Where a client makes such a request, a lawyer does not act unethically by charging the client for additional copies of documents provided during the representation free of charge. Consistent with Comment 9 to ER 1.16, a lawyer may charge the client for additional copies provided the client has received a copy of the documents.
[1] ER 1.16(d).
[2] Rule 42, Ariz. R. Sup. Ct., Preamble [21] (“The Comments accompanying each Rule explain[] and illustrate[] the meaning and purpose of the rule. . . . The Comments are intended as guides to interpretation, but the text of each Rule is authoritative.”).
[3] Ariz. Ethics Ops. 81-32, 98-07, 07-02, 08-02, 13-02.
[4] Ariz. Ethics Op. 08-02 at 3.
[5] Id. at 4-5.
[6] Ariz. Ethics Op. 13-02 at 5 (emphasis added).

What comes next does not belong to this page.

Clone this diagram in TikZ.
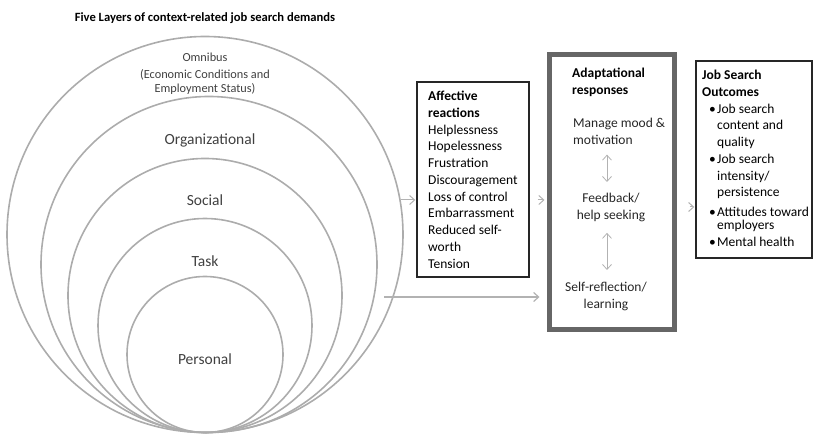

[7] Consistent with the language of the Rules of Professional Conduct, which as noted above do not define the “client file,” we do not intend to suggest that any particular content of “the file” or manner of file organization is ethically required. The exact content of, and manner in which a lawyer retains and organizes, documents relating to a client representation will necessarily be shaped by the lawyer’s own working style, practices, and professional judgment,, as well as the nature of the representation and reasonably available information technology.
[8] Lawyers should consider carefully whether a particular document would be needed by the client in the future, based on the information available to the lawyer at the time of the decision to retain or discard the document.
[9] Ariz. Ethics Op. 08-02 at 5 (“Many practitioners furnish copies of documents to their clients during the representation.”)
[10] Id. (emphasis added).
[11] Ariz. Ethics Op. 93-03 at 2.
[12] Lawyers who follow a policy of providing copies free of charge during the course of the representation and charging for subsequent copies would be wise to inform their clients of their practices regarding the provision of copies, so that a client receiving copies during the representation understands that they should retain those copies and will not be provided a second copy free of charge.
Formal opinions of the Committee on the Rules of Professional Conduct are advisory in nature only and are not binding in any disciplinary or other legal proceeding. This opinion is based on the Ethical Rules in effect on the date the opinion was published. If the rules change, a different conclusion may be appropriate.